#### [EXERCISE DETAILS]
Begin at the top of the records below and return each line exactly through the line with "fig = go.Figure()". Skip pictures.

Figure scripts
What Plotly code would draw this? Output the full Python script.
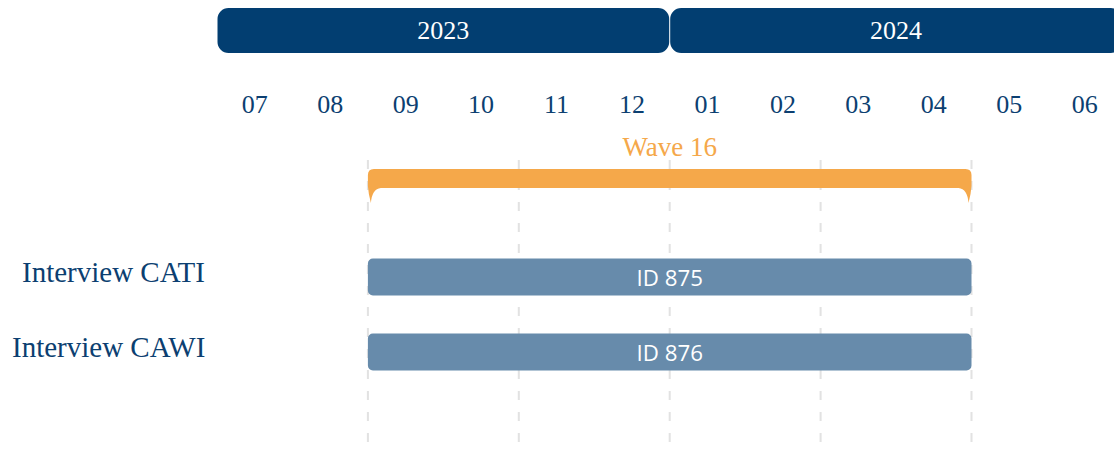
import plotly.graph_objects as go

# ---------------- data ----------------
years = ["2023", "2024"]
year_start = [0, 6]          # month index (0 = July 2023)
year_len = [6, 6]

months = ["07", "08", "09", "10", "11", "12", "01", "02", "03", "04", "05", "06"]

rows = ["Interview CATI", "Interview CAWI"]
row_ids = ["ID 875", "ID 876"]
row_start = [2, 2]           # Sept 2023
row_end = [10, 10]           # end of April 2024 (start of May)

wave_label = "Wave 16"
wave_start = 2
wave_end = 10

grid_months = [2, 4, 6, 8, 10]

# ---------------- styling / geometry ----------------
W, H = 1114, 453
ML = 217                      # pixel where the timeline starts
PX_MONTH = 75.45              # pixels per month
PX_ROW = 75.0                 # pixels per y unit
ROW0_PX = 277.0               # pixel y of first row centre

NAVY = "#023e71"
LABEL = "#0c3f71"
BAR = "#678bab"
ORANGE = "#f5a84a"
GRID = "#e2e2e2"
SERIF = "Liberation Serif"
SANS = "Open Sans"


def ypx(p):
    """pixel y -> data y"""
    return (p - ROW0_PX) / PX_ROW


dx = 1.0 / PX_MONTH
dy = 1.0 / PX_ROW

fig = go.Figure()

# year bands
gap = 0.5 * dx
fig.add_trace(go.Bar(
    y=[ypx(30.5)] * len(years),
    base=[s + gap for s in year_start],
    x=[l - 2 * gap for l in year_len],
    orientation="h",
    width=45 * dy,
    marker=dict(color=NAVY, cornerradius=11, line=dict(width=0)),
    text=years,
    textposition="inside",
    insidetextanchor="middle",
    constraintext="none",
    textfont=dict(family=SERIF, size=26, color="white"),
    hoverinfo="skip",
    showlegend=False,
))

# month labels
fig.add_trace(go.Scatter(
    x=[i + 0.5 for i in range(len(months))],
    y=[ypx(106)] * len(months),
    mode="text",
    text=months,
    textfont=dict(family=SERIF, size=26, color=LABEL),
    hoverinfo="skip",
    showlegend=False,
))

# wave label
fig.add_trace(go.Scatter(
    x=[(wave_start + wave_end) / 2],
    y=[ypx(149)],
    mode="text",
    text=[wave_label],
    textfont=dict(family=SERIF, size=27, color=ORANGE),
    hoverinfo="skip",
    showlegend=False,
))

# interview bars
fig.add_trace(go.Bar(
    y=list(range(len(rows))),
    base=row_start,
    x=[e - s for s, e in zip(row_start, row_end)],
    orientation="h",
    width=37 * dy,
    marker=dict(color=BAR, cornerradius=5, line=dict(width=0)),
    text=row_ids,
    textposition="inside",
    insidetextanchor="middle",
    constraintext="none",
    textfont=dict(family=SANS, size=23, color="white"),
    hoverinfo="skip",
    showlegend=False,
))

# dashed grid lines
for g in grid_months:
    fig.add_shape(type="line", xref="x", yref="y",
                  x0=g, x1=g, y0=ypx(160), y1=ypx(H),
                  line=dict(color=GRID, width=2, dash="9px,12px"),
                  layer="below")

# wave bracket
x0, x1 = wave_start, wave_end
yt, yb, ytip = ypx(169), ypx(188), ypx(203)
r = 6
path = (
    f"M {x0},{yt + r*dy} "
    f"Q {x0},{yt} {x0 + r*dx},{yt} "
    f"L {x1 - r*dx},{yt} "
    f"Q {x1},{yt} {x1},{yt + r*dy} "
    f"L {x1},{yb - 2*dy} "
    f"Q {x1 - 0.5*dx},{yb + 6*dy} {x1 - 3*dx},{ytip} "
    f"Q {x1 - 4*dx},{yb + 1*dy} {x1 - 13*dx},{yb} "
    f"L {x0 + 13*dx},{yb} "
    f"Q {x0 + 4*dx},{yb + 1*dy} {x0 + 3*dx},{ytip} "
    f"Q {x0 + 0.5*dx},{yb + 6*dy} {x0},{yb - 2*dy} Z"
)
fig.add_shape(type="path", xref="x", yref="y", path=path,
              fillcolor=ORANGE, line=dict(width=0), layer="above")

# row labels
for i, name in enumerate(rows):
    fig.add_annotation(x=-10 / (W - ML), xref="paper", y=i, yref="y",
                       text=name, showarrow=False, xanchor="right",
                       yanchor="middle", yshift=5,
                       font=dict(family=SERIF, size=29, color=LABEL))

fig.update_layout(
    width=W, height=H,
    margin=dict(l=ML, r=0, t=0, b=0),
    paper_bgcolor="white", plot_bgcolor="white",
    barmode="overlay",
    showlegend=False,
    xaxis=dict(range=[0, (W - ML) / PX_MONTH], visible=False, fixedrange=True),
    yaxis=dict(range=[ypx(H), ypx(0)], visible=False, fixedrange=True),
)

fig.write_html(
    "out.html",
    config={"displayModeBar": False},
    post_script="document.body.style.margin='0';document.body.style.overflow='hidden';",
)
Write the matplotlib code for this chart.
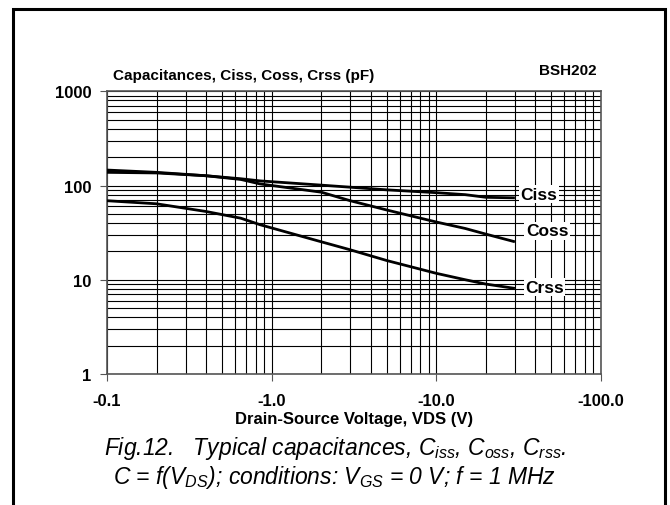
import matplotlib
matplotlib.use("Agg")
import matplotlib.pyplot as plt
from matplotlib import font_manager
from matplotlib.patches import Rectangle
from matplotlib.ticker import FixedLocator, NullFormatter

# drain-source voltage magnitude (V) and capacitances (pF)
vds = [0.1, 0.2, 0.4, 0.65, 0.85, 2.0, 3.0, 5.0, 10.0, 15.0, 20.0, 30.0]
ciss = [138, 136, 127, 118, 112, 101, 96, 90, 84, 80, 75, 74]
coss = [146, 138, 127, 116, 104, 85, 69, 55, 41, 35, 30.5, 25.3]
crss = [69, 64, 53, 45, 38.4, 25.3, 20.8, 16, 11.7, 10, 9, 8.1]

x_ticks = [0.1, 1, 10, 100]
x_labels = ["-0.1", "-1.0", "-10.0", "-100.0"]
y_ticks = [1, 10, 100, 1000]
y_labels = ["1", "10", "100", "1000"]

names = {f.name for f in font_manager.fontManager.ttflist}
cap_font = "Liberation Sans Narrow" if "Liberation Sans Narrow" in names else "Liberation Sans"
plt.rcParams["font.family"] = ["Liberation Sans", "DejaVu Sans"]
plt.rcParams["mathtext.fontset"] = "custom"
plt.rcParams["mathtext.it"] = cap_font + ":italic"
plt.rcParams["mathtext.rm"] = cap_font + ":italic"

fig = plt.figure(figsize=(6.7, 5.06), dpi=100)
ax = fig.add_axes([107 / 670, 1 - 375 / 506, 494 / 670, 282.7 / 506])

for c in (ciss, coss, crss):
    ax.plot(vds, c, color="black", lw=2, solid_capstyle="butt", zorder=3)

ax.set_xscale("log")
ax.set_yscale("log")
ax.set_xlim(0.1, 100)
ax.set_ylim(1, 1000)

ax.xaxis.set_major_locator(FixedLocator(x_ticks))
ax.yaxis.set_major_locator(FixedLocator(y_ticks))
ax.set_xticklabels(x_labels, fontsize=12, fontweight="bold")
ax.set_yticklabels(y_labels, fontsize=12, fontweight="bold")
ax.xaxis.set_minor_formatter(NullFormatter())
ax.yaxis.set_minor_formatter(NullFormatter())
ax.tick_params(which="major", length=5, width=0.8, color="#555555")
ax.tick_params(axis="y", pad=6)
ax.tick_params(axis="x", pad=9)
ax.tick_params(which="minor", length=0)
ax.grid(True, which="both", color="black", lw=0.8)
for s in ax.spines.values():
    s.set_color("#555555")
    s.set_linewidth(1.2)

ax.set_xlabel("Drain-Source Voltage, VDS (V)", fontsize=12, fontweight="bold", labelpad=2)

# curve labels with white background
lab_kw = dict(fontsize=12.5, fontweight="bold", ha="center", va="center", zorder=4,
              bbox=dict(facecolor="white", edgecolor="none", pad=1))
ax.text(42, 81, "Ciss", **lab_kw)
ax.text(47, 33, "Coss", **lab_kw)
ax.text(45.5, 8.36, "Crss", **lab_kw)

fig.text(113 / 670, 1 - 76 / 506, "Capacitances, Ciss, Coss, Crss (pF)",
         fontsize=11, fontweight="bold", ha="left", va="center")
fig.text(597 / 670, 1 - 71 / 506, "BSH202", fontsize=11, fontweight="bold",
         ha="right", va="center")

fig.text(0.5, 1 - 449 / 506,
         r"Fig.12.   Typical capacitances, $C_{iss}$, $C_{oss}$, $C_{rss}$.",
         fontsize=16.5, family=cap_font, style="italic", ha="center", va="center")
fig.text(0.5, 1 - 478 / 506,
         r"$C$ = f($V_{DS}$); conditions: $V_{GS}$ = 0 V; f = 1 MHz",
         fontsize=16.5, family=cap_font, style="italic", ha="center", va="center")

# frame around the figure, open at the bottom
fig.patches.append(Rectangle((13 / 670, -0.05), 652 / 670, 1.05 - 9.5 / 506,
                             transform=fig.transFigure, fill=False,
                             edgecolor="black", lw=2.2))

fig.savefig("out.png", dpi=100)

#### [RESULT BELOW]
What Plotly code would draw this? Output the full Python script.
import plotly.graph_objects as go

# ---------------- data ----------------
years = ["2023", "2024"]
year_start = [0, 6]          # month index (0 = July 2023)
year_len = [6, 6]

months = ["07", "08", "09", "10", "11", "12", "01", "02", "03", "04", "05", "06"]

rows = ["Interview CATI", "Interview CAWI"]
row_ids = ["ID 875", "ID 876"]
row_start = [2, 2]           # Sept 2023
row_end = [10, 10]           # end of April 2024 (start of May)

wave_label = "Wave 16"
wave_start = 2
wave_end = 10

grid_months = [2, 4, 6, 8, 10]

# ---------------- styling / geometry ----------------
W, H = 1114, 453
ML = 217                      # pixel where the timeline starts
PX_MONTH = 75.45              # pixels per month
PX_ROW = 75.0                 # pixels per y unit
ROW0_PX = 277.0               # pixel y of first row centre

NAVY = "#023e71"
LABEL = "#0c3f71"
BAR = "#678bab"
ORANGE = "#f5a84a"
GRID = "#e2e2e2"
SERIF = "Liberation Serif"
SANS = "Open Sans"


def ypx(p):
    """pixel y -> data y"""
    return (p - ROW0_PX) / PX_ROW


dx = 1.0 / PX_MONTH
dy = 1.0 / PX_ROW

fig = go.Figure()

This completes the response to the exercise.